Позже Григорий не мог вспомнить, как вырвался из удерживавших его рук, как поскользнулся на мокром полу, как падал. Память сохранила лишь ощущения: сладкое нытье внизу живота, истому в ногах, острую стыдливость, от которой он попытался убежать, и боль в затылке.
Все эти события, составившие целую эпоху его жизни, на самом деле уместились в первом месяце службы. Травма случалась серьезная — ушиб головы с тяжелейшим сотрясением мозга. Происшествие квалифицировали как несчастный случай, против чего не возражал и пострадавший, которого отвезли в Ровенский военный госпиталь. Поправлялся Григорий долго, а вернувшись в часть, уже не застал ни Захара, ни Адама. Оставили его в покое и «крутые старики», видимо, оценив благородство в том, что он не выдал обидчиков, служба его потекла однообразно, насколько это характерно для армии, и беззаботно.
***
Несколько первых после лечения увольнений, когда ему стало лучше и он снова вступил в строй, он присматривался, приучал слух к местному украинско-польскому суржику. Наверное, это занятие наскучило бы ему, и он перестал бы выходить в город, предпочитая проводить время в библиотеке, читая свою любимую фантастику. Но девушки не дремали. Однажды от их хохочущей стайки отделилась такая же, как и он, толстушка и подошла к нему.
— Так и будешь гулять один? — спросила, смеясь.
Он растерялся, не знал, что сказать.
Молчание затягивалось, усиливая неловкость.
— А ты молчун, — по-своему расценила долгую паузу девушка.
— Скажем так: не очень разговорчивый, — уточнил он, и вдруг почувствовал удивительную легкость.
Смятение, скованность ушли. Казалось, что эту девушку он знает без одного года сто лет.
— Я давно тебя заметил, — попробовал соврать Григорий для порядка, и тут же испугался: вдруг она впервые вышла на променад.
— А чего же не подходил? — невинно спросила девушка.
— Не знаю, не созрел, наверное.
— Ах ты, врунишка, — рассмеялась она. — Я сюда из Ровно приехала. В гости. Ты не мог меня раньше видеть.
— Да? Ну, извини, — просто ответил он и снова отметил приятную легкость в общении с незнакомкой. — Ты в Ровно живешь? — уточнил он.
— Временно.
— Почему временно? Тебя тоже призвали в армию? — попытался пошутить.
— Временно призвали учиться, — девушка поднялась на цыпочки и закружилась перед ним, вальсируя.
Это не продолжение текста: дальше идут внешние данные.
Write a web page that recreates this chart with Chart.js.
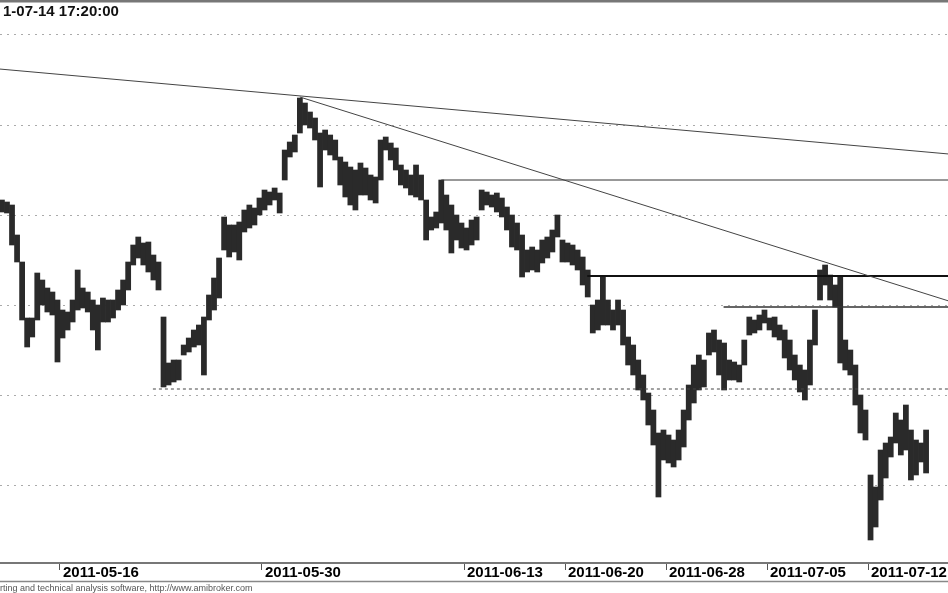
<!DOCTYPE html>
<html><head><meta charset="utf-8">
<script src="https://cdn.jsdelivr.net/npm/chart.js@4.4.0/dist/chart.umd.min.js"></script>
<style>html,body{margin:0;padding:0;background:#fff;}canvas{display:block;}</style>
</head><body>
<canvas id="c" width="948" height="593"></canvas>
<script>
// Trading sessions shown (Warsaw calendar, 2011-06-23 holiday)
const tradingDays = [
 '2011-05-11','2011-05-12','2011-05-13',
 '2011-05-16','2011-05-17','2011-05-18','2011-05-19','2011-05-20',
 '2011-05-23','2011-05-24','2011-05-25','2011-05-26','2011-05-27',
 '2011-05-30','2011-05-31','2011-06-01','2011-06-02','2011-06-03',
 '2011-06-06','2011-06-07','2011-06-08','2011-06-09','2011-06-10',
 '2011-06-13','2011-06-14','2011-06-15','2011-06-16','2011-06-17',
 '2011-06-20','2011-06-21','2011-06-22','2011-06-24','2011-06-27',
 '2011-06-28','2011-06-29','2011-06-30','2011-07-01','2011-07-04',
 '2011-07-05','2011-07-06','2011-07-07','2011-07-08','2011-07-11',
 '2011-07-12','2011-07-13','2011-07-14'
];
const barsPerDay = 4;

// Bar highs / lows, 4 bars per session
const barHigh = [
 2535,2533,2530,2500, 2473,2417,2417,2462, 2455,2447,2443,2435, 2425,2423,2435,2465,
 2447,2443,2435,2430, 2437,2435,2435,2445, 2455,2473,2490,2498, 2492,2493,2480,2473,
 2418,2372,2375,2375, 2390,2397,2405,2410, 2418,2440,2457,2477, 2518,2510,2510,2513,
 2525,2530,2527,2537, 2545,2543,2547,2542, 2585,2593,2600,2637, 2632,2623,2617,2602,
 2605,2600,2595,2578, 2573,2568,2565,2572, 2567,2560,2558,2595, 2598,2592,2587,2570,
 2565,2560,2570,2560, 2535,2518,2523,2555, 2540,2530,2520,2512, 2507,2515,2518,2545,
 2543,2540,2542,2537, 2528,2520,2512,2500, 2485,2488,2485,2495, 2498,2505,2520,2495,
 2492,2490,2485,2478, 2465,2430,2435,2458, 2435,2425,2435,2425, 2398,2390,2375,2360,
 2342,2325,2302,2305, 2300,2295,2305,2325, 2350,2370,2380,2375, 2402,2405,2395,2392,
 2375,2373,2370,2395, 2418,2415,2420,2425, 2417,2418,2410,2405, 2395,2380,2370,2365,
 2395,2425,2465,2470, 2460,2450,2458,2395, 2385,2370,2340,2325, 2260,2248,2285,2292,
 2298,2322,2315,2330, 2305,2295,2292,2305
];
const barLow = [
 2523,2522,2490,2473, 2415,2388,2398,2415, 2430,2423,2420,2373, 2397,2405,2413,2425,
 2427,2423,2405,2385, 2413,2413,2417,2425, 2430,2445,2470,2477, 2470,2463,2455,2445,
 2348,2350,2353,2355, 2380,2383,2388,2390, 2360,2415,2425,2437, 2485,2478,2483,2475,
 2503,2507,2510,2520, 2525,2530,2535,2522, 2555,2578,2583,2602, 2610,2607,2595,2548,
 2585,2580,2575,2550, 2538,2530,2525,2540, 2540,2535,2532,2555, 2585,2575,2565,2550,
 2547,2540,2538,2535, 2495,2505,2507,2512, 2505,2482,2495,2487, 2485,2490,2495,2525,
 2530,2528,2523,2518, 2505,2488,2485,2458, 2463,2465,2463,2472, 2477,2483,2498,2473,
 2473,2470,2465,2450, 2438,2402,2405,2410, 2410,2405,2410,2390, 2370,2360,2345,2335,
 2310,2290,2238,2275, 2272,2268,2275,2288, 2315,2332,2345,2348, 2380,2383,2360,2345,
 2355,2355,2353,2370, 2400,2402,2405,2412, 2405,2398,2395,2377, 2365,2355,2343,2335,
 2350,2390,2435,2450, 2435,2428,2372,2365, 2360,2330,2302,2295, 2195,2208,2235,2257,
 2278,2292,2280,2285, 2255,2260,2273,2262
];

// X-axis labels
const tickDates = ['2011-05-16','2011-05-30','2011-06-13','2011-06-20','2011-06-28','2011-07-05','2011-07-12'];

// Drawn studies: [session position, price]
const trendLineA = [[0, 2666], [47, 2581]];
const trendLineB = [[14.875, 2638], [47, 2434]];
const levelH1 = [[21.875, 2555], [47, 2555]];
const levelH2 = [[29.1, 2459], [47, 2459]];
const levelH3 = [[35.85, 2428], [47, 2428]];
const levelDashed = [[7.6, 2346], [47, 2346]];

const titleText = '1-07-14 17:20:00';
const footerText = 'rting and technical analysis software, http://www.amibroker.com';

const FONT = "'Liberation Sans', Arial, sans-serif";
const tickIdx = tickDates.map(d => tradingDays.indexOf(d));
const bars = barHigh.map((h, i) => ({
  x: Math.floor(i / barsPerDay) + ((i % barsPerDay) + 0.5) / barsPerDay,
  y: [barLow[i], h]
}));
const pts = a => a.map(p => ({x: p[0], y: p[1]}));
const lineDs = (arr, color, width, dash) => ({
  type: 'line', data: pts(arr), borderColor: color, borderWidth: width,
  borderDash: dash || [], pointRadius: 0, tension: 0, fill: false, order: 0
});

const frame = {
  id: 'frame',
  afterDraw(chart) {
    const ctx = chart.ctx;
    ctx.save();
    ctx.fillStyle = '#777';
    ctx.fillRect(0, 0, chart.width, 2.5);
    ctx.strokeStyle = '#888';
    ctx.lineWidth = 1.5;
    ctx.beginPath();
    ctx.moveTo(0, 581.5); ctx.lineTo(chart.width, 581.5);
    ctx.stroke();
    ctx.fillStyle = '#111';
    ctx.font = 'bold 15px ' + FONT;
    ctx.textBaseline = 'alphabetic';
    ctx.fillText(titleText, 3, 16);
    ctx.restore();
  }
};

new Chart(document.getElementById('c'), {
  type: 'bar',
  data: {
    datasets: [
      {type: 'bar', data: bars, backgroundColor: '#2a2a2a', borderWidth: 0, barThickness: 5.1, order: 1},
      lineDs(trendLineA, '#444', 1),
      lineDs(trendLineB, '#444', 1),
      lineDs(levelH1, '#333', 1),
      lineDs(levelH2, '#111', 2),
      lineDs(levelH3, '#333', 1.3),
      lineDs(levelDashed, '#444', 1, [3, 3])
    ]
  },
  options: {
    responsive: false,
    animation: false,
    layout: {padding: 0},
    plugins: {
      legend: {display: false},
      tooltip: {enabled: false},
      title: {
        display: true, position: 'bottom', align: 'start', text: footerText,
        color: '#555', font: {family: FONT, size: 9, lineHeight: 1.1, weight: 'normal'},
        padding: {top: 0, bottom: 0}
      }
    },
    scales: {
      x: {
        type: 'linear', min: 0.03, max: 46.96, offset: false,
        afterBuildTicks(s) { s.ticks = tickIdx.map(v => ({value: v})); },
        afterFit(s) { s.height = 20.1; },
        ticks: {
          autoSkip: false, maxRotation: 0, minRotation: 0, align: 'start', labelOffset: 3,
          padding: -6, color: '#000', font: {family: FONT, size: 15, weight: 'bold', lineHeight: 1.2},
          callback(v) { const k = tickIdx.indexOf(v); return k >= 0 ? tickDates[k] : ''; }
        },
        grid: {offset: false, drawOnChartArea: false, drawTicks: true, tickLength: 7, tickColor: '#555', tickWidth: 1},
        border: {display: true, color: '#777', width: 2}
      },
      y: {
        type: 'linear', min: 2172, max: 2735,
        afterFit(s) { s.width = 0; },
        ticks: {display: false, stepSize: 90, includeBounds: false},
        grid: {color: '#aaa', lineWidth: 1, drawTicks: false},
        border: {display: false, dash: [2, 5]}
      }
    }
  },
  plugins: [frame]
});
</script>
</body></html>
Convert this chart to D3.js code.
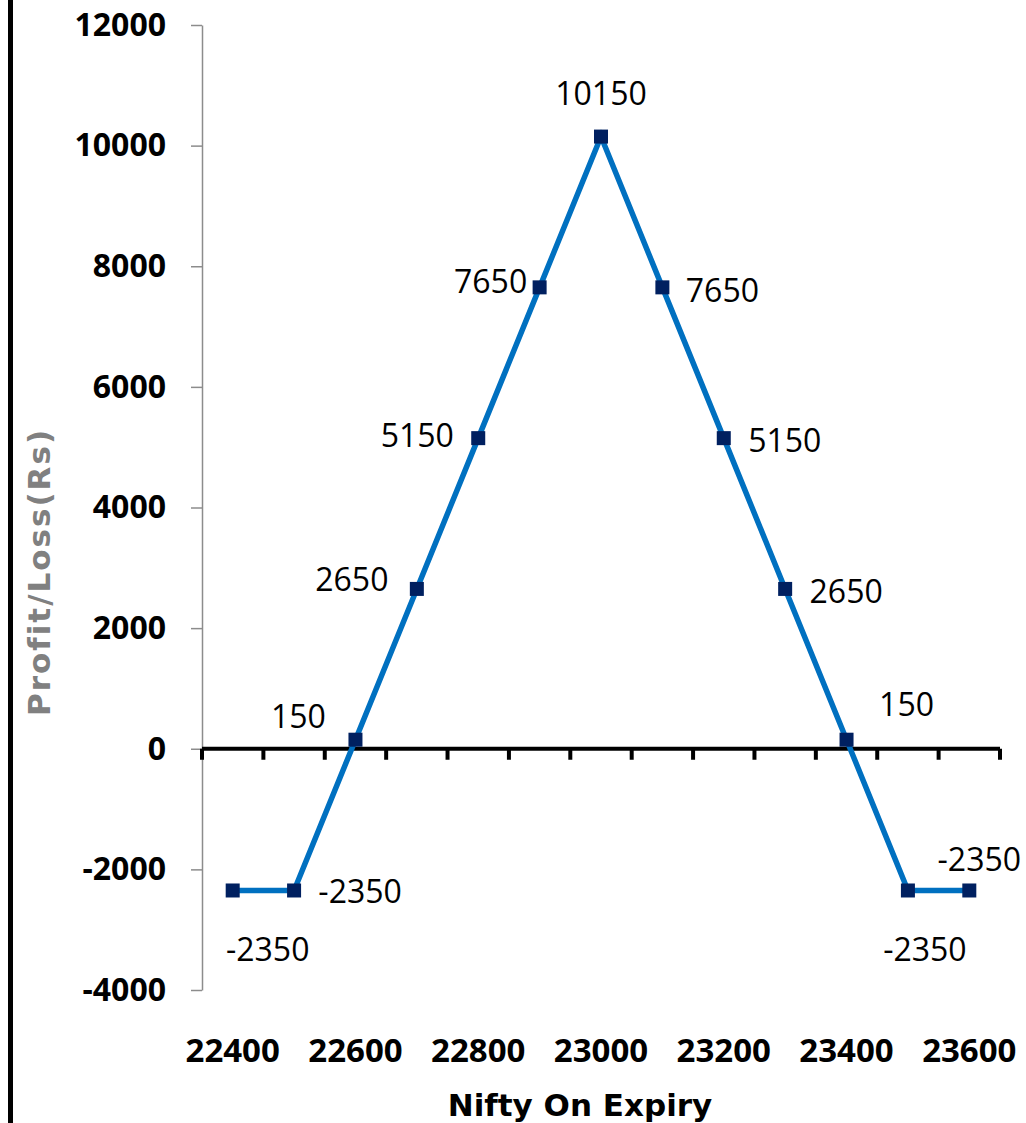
<!DOCTYPE html>
<html lang="en">
<head>
<meta charset="utf-8" />
<title>Nifty payoff</title>
<script src="https://d3js.org/d3.v7.min.js"></script>
<style>
  body { margin: 0; background: #fff; }
  svg { display: block; }
  .ylab text { font-family: "Open Sans", sans-serif; font-weight: bold; font-size: 32px; fill: #000; }
  .xlab { font-family: "Open Sans", sans-serif; font-weight: bold; font-size: 33px; fill: #000; }
  .dlab { font-family: "Open Sans", sans-serif; font-size: 32px; fill: #000; }
  .title { font-family: "DejaVu Sans", sans-serif; font-weight: bold; font-size: 31px; }
</style>
</head>
<body>
<div id="chart"></div>
<script>
// categories and values
var strikes = ["22400","22500","22600","22700","22800","22900","23000","23100","23200","23300","23400","23500","23600"];
var payoff = [-2350, -2350, 150, 2650, 5150, 7650, 10150, 7650, 5150, 2650, 150, -2350, -2350];
var yTicks = [-4000, -2000, 0, 2000, 4000, 6000, 8000, 10000, 12000];
var xLabels = ["22400","22600","22800","23000","23200","23400","23600"];

// where each value label sits relative to its point (layout only)
var labelOffsets = [[35,60],[66,2],[-57,-23],[-65,-9],[-61,-2],[-49,-5],[0,-43],[60,4],[61,3],[61,3],[60,-35],[17,60],[10,-30]];

var width = 1026, height = 1123;
var plotLeft = 202, plotRight = 1000, plotTop = 25, plotBottom = 990;

var svg = d3.select("#chart").append("svg")
  .attr("width", width)
  .attr("height", height);

var x = d3.scaleBand().domain(strikes).range([plotLeft, plotRight]).paddingInner(0).paddingOuter(0);
var y = d3.scaleLinear().domain([-4000, 12000]).range([plotBottom, plotTop]);

// black frame line on the left
svg.append("line")
  .attr("x1", 10.5).attr("x2", 10.5)
  .attr("y1", 0).attr("y2", height)
  .attr("stroke", "#000").attr("stroke-width", 5);

// y axis (plain hyphen for negatives, like the original)
var yAxis = d3.axisLeft(y).tickValues(yTicks).tickFormat(function(d) { return String(d); })
  .tickSize(11).tickPadding(25).tickSizeOuter(0);
var gy = svg.append("g")
  .attr("class", "ylab")
  .attr("transform", "translate(" + plotLeft + ",0)")
  .call(yAxis);
gy.select(".domain").attr("stroke", "#8c8c8c").attr("stroke-width", 1.5);
gy.selectAll(".tick line").attr("stroke", "#8c8c8c").attr("stroke-width", 1.5);

// zero line with category ticks
var zeroY = y(0);
svg.append("line")
  .attr("x1", plotLeft).attr("x2", plotRight)
  .attr("y1", zeroY).attr("y2", zeroY)
  .attr("stroke", "#000").attr("stroke-width", 4);

var bounds = strikes.map(function(d) { return x(d); }).concat([x.range()[1]]);
svg.selectAll(".xtick")
  .data(bounds)
  .enter().append("line")
  .attr("x1", function(d) { return d; })
  .attr("x2", function(d) { return d; })
  .attr("y1", zeroY)
  .attr("y2", zeroY + 11)
  .attr("stroke", "#000")
  .attr("stroke-width", 4);

// category labels at the bottom
svg.selectAll(".xlab")
  .data(xLabels)
  .enter().append("text")
  .attr("class", "xlab")
  .attr("x", function(d) { return x(d) + x.bandwidth() / 2; })
  .attr("y", 1062)
  .attr("text-anchor", "middle")
  .text(function(d) { return d; });

// series line
var pts = strikes.map(function(s, i) { return { s: s, v: payoff[i], i: i }; });
var line = d3.line()
  .x(function(d) { return x(d.s) + x.bandwidth() / 2; })
  .y(function(d) { return y(d.v); });

svg.append("path")
  .datum(pts)
  .attr("d", line)
  .attr("fill", "none")
  .attr("stroke", "#0070c0")
  .attr("stroke-width", 5.5);

// markers
svg.selectAll(".mk")
  .data(pts)
  .enter().append("rect")
  .attr("x", function(d) { return x(d.s) + x.bandwidth() / 2 - 7; })
  .attr("y", function(d) { return y(d.v) - 7; })
  .attr("width", 14)
  .attr("height", 14)
  .attr("fill", "#002060");

// value labels
svg.selectAll(".dlab")
  .data(pts)
  .enter().append("text")
  .attr("class", "dlab")
  .attr("x", function(d) { return x(d.s) + x.bandwidth() / 2 + labelOffsets[d.i][0]; })
  .attr("y", function(d) { return y(d.v) + labelOffsets[d.i][1] + 11; })
  .attr("text-anchor", "middle")
  .text(function(d) { return d.v; });

// axis titles
svg.append("text")
  .attr("class", "title")
  .attr("x", 580)
  .attr("y", 1116)
  .attr("text-anchor", "middle")
  .attr("fill", "#000")
  .text("Nifty On Expiry");

svg.append("text")
  .attr("class", "title")
  .attr("transform", "translate(50,572) rotate(-90)")
  .attr("text-anchor", "middle")
  .attr("fill", "#808080")
  .attr("letter-spacing", 2)
  .text("Profit/Loss(Rs)");
</script>
</body>
</html>
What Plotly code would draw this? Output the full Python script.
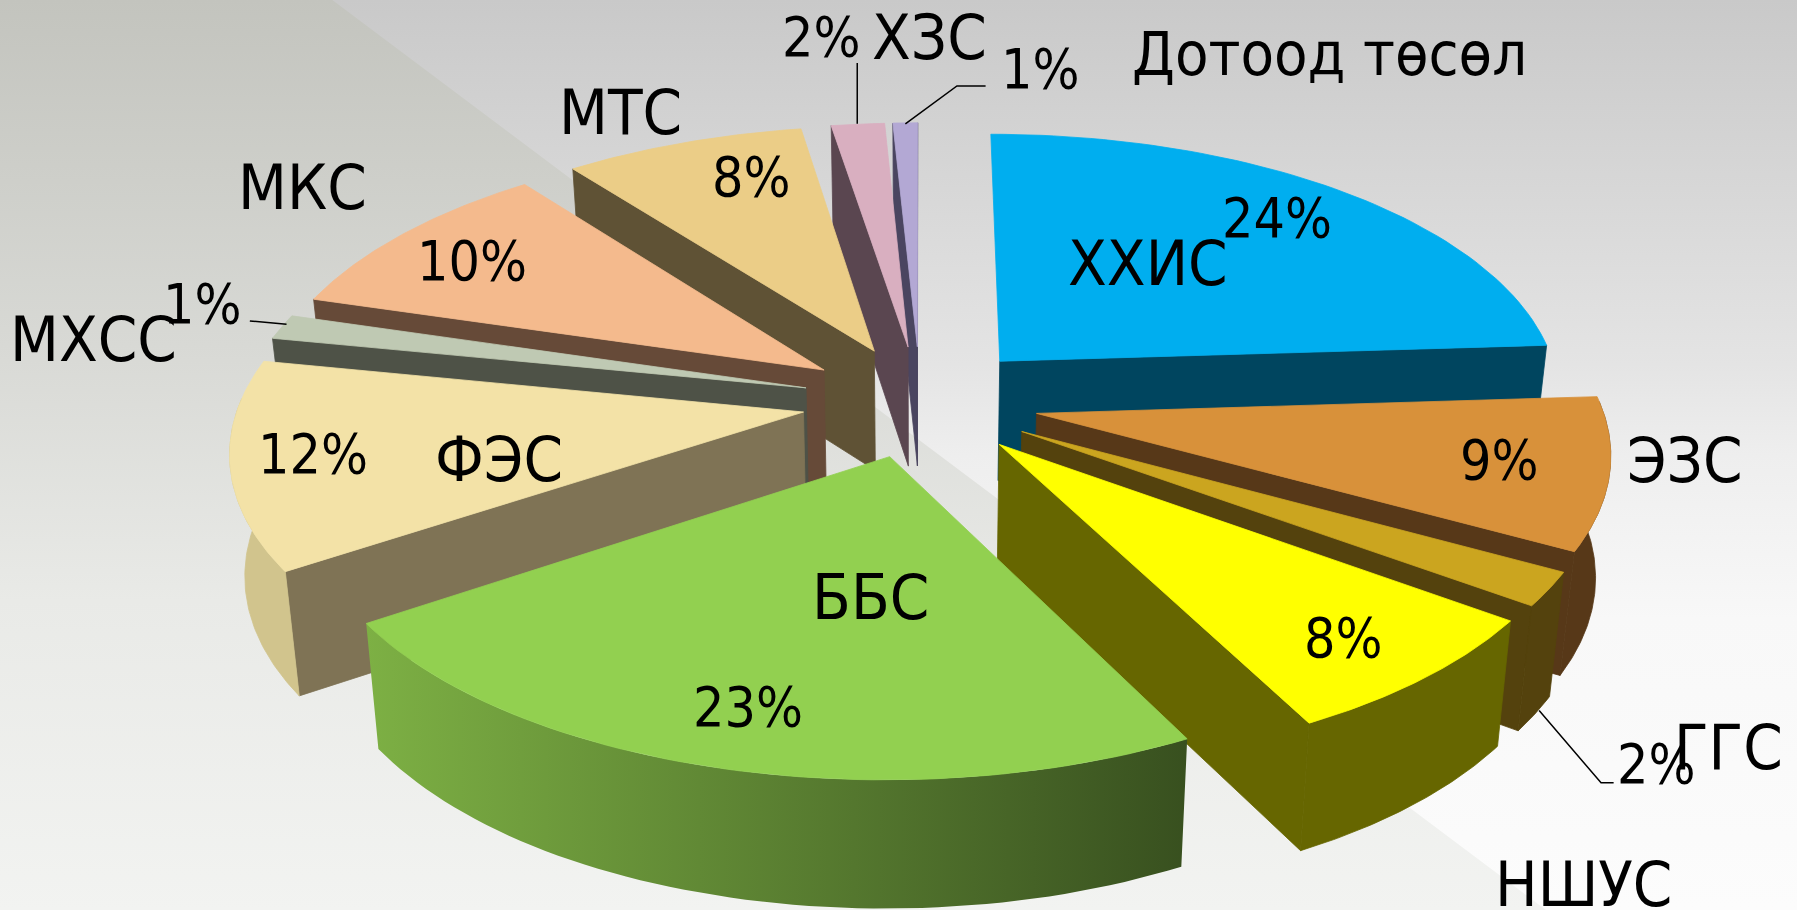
import numpy as np
import plotly.graph_objects as go

categories = ["ХХИС", "ЭЗС", "ГГС", "НШУС", "ББС", "ФЭС", "МХСС", "МКС", "МТС", "ХЗС", "Дотоод төсөл"]
values = [24, 9, 2, 7.4, 23.3, 12.4, 1.49, 9.95, 7.9, 1.75, 0.81]
percent_labels = ["24%", "9%", "2%", "8%", "23%", "12%", "1%", "10%", "8%", "2%", "1%"]

top_colors = ["#00AEEF", "#D8913A", "#CBA51F", "#FFFF00", "#92D050", "#F3E2A7", "#BFC9B3", "#F4BA8D", "#EBCD87", "#D9AFC0", "#B3A8D4"]
cut_colors = ["#00455F", "#573818", "#54420D", "#666600", "#3A5220", "#7F7355", "#4E5247", "#664A38", "#5F5235", "#5A4650", "#4A4560"]
wall_colors = ["#00455F", "#573818", "#54420D", "#666600", "#5A8030", "#D1C48D", "#4E5247", "#664A38", "#5F5235", "#5A4650", "#4A4560"]
explode = [0.21] * 11
draw_order = [10, 9, 8, 7, 6, 0, 1, 2, 5, 3, 4]

label_pos = [(1002, 230), (1470, 402), (1508, 652), (1382, 772), (760, 521), (435, 401),
             (82, 296), (264, 164), (541, 98), (811, 33), (1160, 47)]
label_size = [63, 63, 63, 63, 63, 63, 63, 63, 63, 63, 61]
pct_pos = [(1114, 190), (1308, 401), (1445, 667), (1172, 557), (653, 617), (273, 396),
           (177, 265), (412, 228), (656, 154), (717, 32), (908, 60)]

CX, CY, AX, AY, P, H, TILT = 803, 350, 492, 232, 0.129, 105, 0.978


def project(u, v, bottom=False):
    w = 1 - P * v
    x = CX + AX * u / w
    y = CY + AY * v / w
    if bottom:
        x = CX + (x - CX) * TILT
        y = y + H / w ** 0.4
    return x, y


def poly(fig, xy, color=None, gradient=None):
    xs = [p[0] for p in xy] + [xy[0][0]]
    ys = [p[1] for p in xy] + [xy[0][1]]
    if gradient:
        kw = dict(fillgradient=gradient, line=dict(width=0))
    else:
        kw = dict(fillcolor=color, line=dict(width=0.8, color=color))
    fig.add_trace(go.Scatter(x=xs, y=ys, mode="lines", fill="toself",
                             hoverinfo="skip", showlegend=False, **kw))


fig = go.Figure()

# background (the y axis runs downward, so the gradient stops are given bottom first)
poly(fig, [(0, 0), (1568, 0), (1568, 794), (0, 794)],
     gradient=dict(type="vertical", colorscale=[[0, "#FCFCFC"], [0.32, "#F8F8F8"], [0.5, "#EEEEEE"], [0.6, "#E4E4E4"], [1, "#C9C9C9"]]))
poly(fig, [(0, 0), (290, 0), (1349, 794), (0, 794)],
     gradient=dict(type="vertical", colorscale=[[0, "#F2F3F1"], [0.34, "#E9EAE7"], [0.62, "#D8D9D5"], [1, "#C3C4BE"]]))

cum = np.concatenate([[0], np.cumsum(values)]) / sum(values) * 2 * np.pi

for i in draw_order:
    a0, a1 = cum[i], cum[i + 1]
    mid = (a0 + a1) / 2
    ox, oy = explode[i] * np.sin(mid), -explode[i] * np.cos(mid)
    th = np.linspace(a0, a1, 60)
    us = ox + np.sin(th)
    vs = oy - np.cos(th)
    top = [project(u, v) for u, v in zip(us, vs)]
    bot = [project(u, v, True) for u, v in zip(us, vs)]
    at, ab = project(ox, oy), project(ox, oy, True)
    if np.sin(a0) < 0:
        poly(fig, [at, top[0], bot[0], ab], cut_colors[i])
    if np.sin(a1) > 0:
        poly(fig, [at, top[-1], bot[-1], ab], cut_colors[i])
    # the outer wall only where it faces the viewer
    keep = np.cos(th) < 0.05
    if keep.sum() >= 2:
        wt = [p for p, k in zip(top, keep) if k]
        wb = [p for p, k in zip(bot, keep) if k]
        if categories[i] == "ББС":
            poly(fig, wt + wb[::-1], gradient=dict(type="horizontal", colorscale=[[0, "#7DB044"], [1, "#38501F"]]))
        else:
            poly(fig, wt + wb[::-1], wall_colors[i])
    poly(fig, [at] + top, top_colors[i])

annotations = []
FONT = "DejaVu Sans Condensed, DejaVu Sans"
for name, (x, y), s in zip(categories, label_pos, label_size):
    annotations.append(dict(x=x, y=y, text=name, showarrow=False, font=dict(family=FONT, size=s, color="black")))
for pct, (x, y) in zip(percent_labels, pct_pos):
    annotations.append(dict(x=x, y=y, text=pct, showarrow=False, font=dict(family=FONT, size=55, color="black")))

leaders = [[(748, 55), (748, 108)], [(860, 75), (835, 75), (790, 108)], [(218, 280), (250, 283)],
           [(1343, 620), (1397, 683), (1408, 683)]]
shapes = [dict(type="line", x0=290, y0=0, x1=1349, y1=794, layer="below", line=dict(color="#EDEDD8", width=1))]
for pts in leaders:
    path = "M " + " L ".join(f"{a},{b}" for a, b in pts)
    shapes.append(dict(type="path", path=path, line=dict(color="black", width=1.5)))

fig.update_layout(
    width=1797, height=910, margin=dict(l=0, r=0, t=0, b=0),
    xaxis=dict(range=[0, 1568], visible=False, fixedrange=True),
    yaxis=dict(range=[794, 0], visible=False, fixedrange=True),
    plot_bgcolor="white", paper_bgcolor="white", showlegend=False,
    annotations=annotations, shapes=shapes,
)
fig.write_html("out.html", config=dict(displayModeBar=False),
               post_script="document.body.style.margin='0';document.body.style.overflow='hidden';")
Был июнь. В лесу цвели коноздри, так тут назвали лесные анемоны, — пронзительно ароматные цветы, чем-то похожие на «подсолнечники», разводимые в сельских палисадниках степных районов, но гораздо тоньше во всем: в стебле, в лепестках, в запахе. Коноздри отличались сугубо болотным нравом: будучи сорванными, они моментально погибали. Их никто и не собирал в букеты, кроме новичков, и эти цветы сплошным ковром покрывали поляны, на которых позже появлялись россыпи земляники, и отчаянно источали окрест невыносимый, звонкий аромат, чистый и чарующий.
— И где же вы учитесь, незнакомая девушка? — поддержал он шутливый тон.
— Мы из ИВХ — Института Водного Хозяйства.
— Кем же вы будете?
— Будете студенткой, а затем технологом по водопользованию, и этим все сказано, — она посмотрела ему в глаза. — Ты не считаешь, что нам пора назвать свои имена?
— Я как раз только намекнул об этом. Подаю пример — Григорий.
— А дальше?
— Иванович Хохнин.
— Полтавец Кира Сергеевна, — присела она в шутливом книксене.
Кира приезжала в Костополь к тетке, у которой не было детей. Тетка овдовела и сильно горевала, оставшись одна. Кирины родители, врачи сельской больницы на Днепропетровщине, наказали ей присматривать за тетей, опекать, помогать всемерно, чтобы заработать завещание, которое, в противном случае, могло уплыть в другие руки — тетя имела обильную родню, и посему Кира была не единственной ее племянницей.
— Выдам тебя здесь замуж, — мечтала тетя. — Детей твоих нянчить буду.
Кира не возражала. В их группе к третьему курсу все девушки имели перспективы на замужество, а она даже не встречалась ни с кем.
На четвертый вечер, то есть через месяц, Кира пригласила Гришу к тете на чай.
— Не сегодня, — отнекивался он. — Мы еще мало знакомы.
— Можно и не сегодня, — дипломатично ответила Кира, скрыв разочарование и обиду. — Можно на следующую субботу. Мы же не собираемся с тобой терять друг друга из виду, правда?